Премьера русско-японского балета "Весна священная"
На Новой сцене МХАТа им. Чехова столичной публике был показан первенец русско-японского сотрудничества в области хореографии — балет Игоря Стравинского "Весна священная", поставленный хореографом Мином Танакой в стиле японского танца Буто для московского ансамбля "Русские сезоны". Союз — противоестественный, результат впечатляющий.
Идея постановки родилась в умах японских чиновников: для открытия Культурного центра в префектуре Ниигата главному хранителю традиций японского танца Буто хореографу-импровизатору Мину Танаке был заказан балет на русскую музыку с русскими артистами — Ниигата славится тесными экономическими связями с Россией. Танака выбрал "Весну священную" и отправился на поиски исполнителей. Искал честно: отсматривал концерты и спектакли российских "современных" трупп, посетил международный фестиваль танца в Витебске. И был обескуражен полным отсутствием какого-либо авангарда. Рядовая репетиция труппы "Русские сезоны", семь лет назад отпочковавшейся от ансамбля Моисеева и представляющей собой его компактно-эстрадный и омоложенный вариант, заставила японца прекратить поиск. Выбор исполнителей он объяснил просто: "Они больше других любят танцевать."
Трудно представить себе что-либо менее схожее, чем открытая самопродажа вечноулыбчивых трюкачей-"народников", готовых исполнить любую прихоть диктатора-хореографа и самоуглубленный первобытный шаманизм Буто, извлекающий танцевальные формы из недр подсознания. Взаимовлияние оказалось интенсивным. Артисты, позабыв свои коронные вертушки-дробушки, впали в медитативный транс и начали импровизировать. Постановщик, приглушив излюбленный мотив слияния с природой-космосом, персонажей своего балета поселил в некоем ГУЛАГе, создав самую социальную версию "Весны священной" из всех известных в ХХ веке.
Характерное для Буто внимание к пограничным состояниям тела и духа — умирание, болезнь, старость, безумие — в спектакле "Русских сезонов" обрело конкретную мотивацию. То ли дауны, то ли эпилептики, эти полустарцы-полудети по брови погружены в платки и вывернутые треухи, засунуты в разбитые солдатские башмаки, тонут в тяжелых бесформенных пальто. Наготове ассоциация — зеки, чудовищным трудом доведенные до полуживотного состояния (гранитные глыбы, которые ворочают и перетаскивают персонажи, вывезены с берегов построенного политзаключенными канала им. Москвы — символическая деталь, важная для актерской "правды чувствования").
"Весну священную" Мин Танака напрочь лишил эротизма: неизбежный мотив совокупления — человеческого ли соития, животной ли случки — обрывается, едва заявив о себе. Для постановщика важна другая идея — умирания-возрождения, подчеркнутая в композиции спектакля регулярно возникающим в хореографии рисунком круга.

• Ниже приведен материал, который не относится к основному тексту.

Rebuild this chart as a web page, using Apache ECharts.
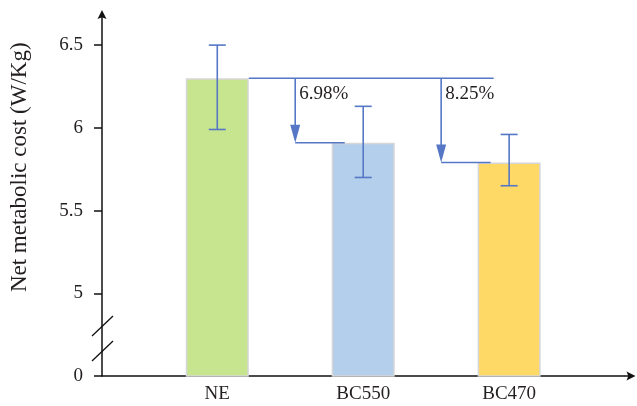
<!DOCTYPE html>
<html>
<head>
<meta charset="utf-8">
<script src="https://cdn.jsdelivr.net/npm/echarts@6/dist/echarts.min.js"></script>
<style>html,body{margin:0;padding:0;background:#fff;}#c{width:637px;height:406px;}</style>
</head>
<body>
<div id="c"></div>
<script>
// ---- data ----
var categories = ['NE', 'BC550', 'BC470'];
var meanValues = [6.30, 5.91, 5.79];
var errLow = [5.99, 5.70, 5.65];
var errHigh = [6.50, 6.13, 5.96];
var reductionLabels = ['', '6.98%', '8.25%'];
var yTickValues = [4.5, 5, 5.5, 6, 6.5];
var yTickLabels = ['0', '5', '5.5', '6', '6.5'];
var barColors = ['#c7e58f', '#b4cfeb', '#ffd966'];

var FONT = '"Liberation Serif", "DejaVu Serif", serif';
var BLUE = '#5577c6';
var BAR_W = 63;

var chart = echarts.init(document.getElementById('c'), null, {renderer: 'canvas'});

var barData = categories.map(function (c, i) {
  return {value: [i, meanValues[i]], itemStyle: {color: barColors[i]}};
});
var errData = categories.map(function (c, i) { return [i, errLow[i], errHigh[i]]; });
var annoData = categories.map(function (c, i) { return [i, meanValues[i]]; }).slice(1);

var ARROW = 'path://M0,0 L10,20 L0,16 L-10,20 Z';

var option = {
  animation: false,
  backgroundColor: '#fff',
  grid: {left: 102, top: 14.5, right: 6, bottom: 30, containLabel: false, outerBoundsMode: 'none'},
  xAxis: {
    type: 'value',
    min: -0.79,
    max: 2.835,
    splitLine: {show: false},
    axisLine: {show: true, onZero: false, symbol: ['none', ARROW], symbolSize: [9, 13], lineStyle: {color: '#111', width: 1.5}},
    axisTick: {show: false},
    axisLabel: {
      show: true,
      customValues: [0, 1, 2],
      formatter: function (v) { return categories[Math.round(v)] || ''; },
      color: '#231f20', fontFamily: FONT, fontSize: 19, margin: 9
    }
  },
  yAxis: {
    type: 'value',
    min: 4.5,
    max: 6.685,
    splitLine: {show: false},
    name: 'Net metabolic cost (W/Kg)',
    nameLocation: 'middle',
    nameGap: 71,
    nameTextStyle: {color: '#231f20', fontFamily: FONT, fontSize: 23, padding: [0, 0, 0, 56]},
    axisLine: {show: true, onZero: false, symbol: ['none', ARROW], symbolSize: [9, 15], lineStyle: {color: '#111', width: 1.5}},
    axisTick: {show: true, inside: false, length: 8, customValues: yTickValues, lineStyle: {color: '#111', width: 1.5}},
    axisLabel: {
      show: true,
      customValues: yTickValues,
      formatter: function (v) {
        for (var k = 0; k < yTickValues.length; k++) { if (Math.abs(yTickValues[k] - v) < 1e-6) return yTickLabels[k]; }
        return '';
      },
      color: '#231f20', fontFamily: FONT, fontSize: 19, margin: 19
    }
  },
  series: [
    {
      type: 'bar',
      data: barData,
      barWidth: BAR_W,
      clip: true,
      itemStyle: {borderColor: '#d6d6d6', borderWidth: 1.5},
      z: 2
    },
    {
      type: 'custom',
      data: errData,
      z: 5,
      renderItem: function (params, api) {
        var x = api.value(0);
        var top = api.coord([x, api.value(2)]);
        var bot = api.coord([x, api.value(1)]);
        var cap = 8.5;
        var st = {stroke: BLUE, lineWidth: 1.6};
        return {
          type: 'group',
          children: [
            {type: 'line', shape: {x1: top[0], y1: top[1], x2: bot[0], y2: bot[1]}, style: st},
            {type: 'line', shape: {x1: top[0] - cap, y1: top[1], x2: top[0] + cap, y2: top[1]}, style: st},
            {type: 'line', shape: {x1: bot[0] - cap, y1: bot[1], x2: bot[0] + cap, y2: bot[1]}, style: st}
          ]
        };
      }
    },
    {
      type: 'custom',
      data: annoData,
      z: 6,
      renderItem: function (params, api) {
        var i = api.value(0);
        var base = api.coord([0, meanValues[0]]);
        var tgt = api.coord([i, api.value(1)]);
        var st = {stroke: BLUE, lineWidth: 1.6};
        var leftEdge = tgt[0] - BAR_W / 2;
        var ax = leftEdge - 36.5;
        var children = [];
        if (params.dataIndex === annoData.length - 1) {
          children.push({type: 'line', shape: {x1: base[0] + BAR_W / 2, y1: base[1], x2: leftEdge + 16, y2: base[1]}, style: st});
        }
        children.push({type: 'line', shape: {x1: ax, y1: base[1], x2: ax, y2: tgt[1] - 14}, style: st});
        children.push({type: 'polygon', shape: {points: [[ax - 5, tgt[1] - 18], [ax + 5, tgt[1] - 18], [ax, tgt[1]]]}, style: {fill: BLUE}});
        children.push({type: 'line', shape: {x1: ax, y1: tgt[1], x2: leftEdge + 13, y2: tgt[1]}, style: st});
        children.push({type: 'text', x: ax + 4, y: base[1] + 16, style: {text: reductionLabels[i], fill: '#231f20', font: '19px ' + FONT, textAlign: 'left', textVerticalAlign: 'middle'}});
        return {type: 'group', children: children};
      }
    }
  ],
  graphic: [
    {type: 'line', shape: {x1: 92, y1: 336, x2: 113, y2: 316}, style: {stroke: '#111', lineWidth: 1.3}, z: 10},
    {type: 'line', shape: {x1: 92, y1: 361, x2: 113, y2: 341}, style: {stroke: '#111', lineWidth: 1.3}, z: 10}
  ]
};
chart.setOption(option);
</script>
</body>
</html>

Музыка Стравинского, написанная на определенный, вполне линейно развивающийся сюжет, сопротивляется как может. Но для постановщика все ее темы — зловещая поступь старцев, похоть молодых самцов, животный ужас жертвы, ритуальное убийство — всего лишь череда выбросов и концентрации музыкальной энергии. В спектакле Танаки все персонажи — жертвы, и каждая умирает многократно. Круг замыкается и в лексике танца: не успев вылезти из тягуче-изломанной старческой пластики, едва сбросив отвратительные панцири тряпок, персонажи вновь заползают в них, сворачиваясь в излюбленной позе Буто — позе зародыша. Обилие лже-финалов приводит к композиционному просчету: уже в середине спектакля проходит шок новизны, и дальнейшие "круги" прокручиваются почти вхолостую.
Любопытно, что в импровизациях московских адептов Буто более убедительны уродство, старость и болезненные аффекты. Для молодежи "Русских сезонов" это — чужие маски, скрывающие их естество, как выбеленные лица персонажей — подлинный цвет физиономий танцовщиков. Там же, где логика действа требует омоложения-преображения, артисты с тайным облегчением скатываются к штампам отечественных пластических этюдов. Трудно без неловкости смотреть на эти "девичьи радости": игру с солнечными лучами, нюхание цветочков, умывание в роднике. Мужская же "игра молодых сил" с неизбежностью приводит все к тем же ансамблевым прыжково-присядочным трюкам, от которых так кропотливо и тщательно уводил артистов японский гуру.
И все же преувеличить значение русско-японского проекта невозможно: пожалуй, впервые результат работы русских артистов с иностранным хореографом заслуживает не снисходительного поощрения, но уважительного анализа.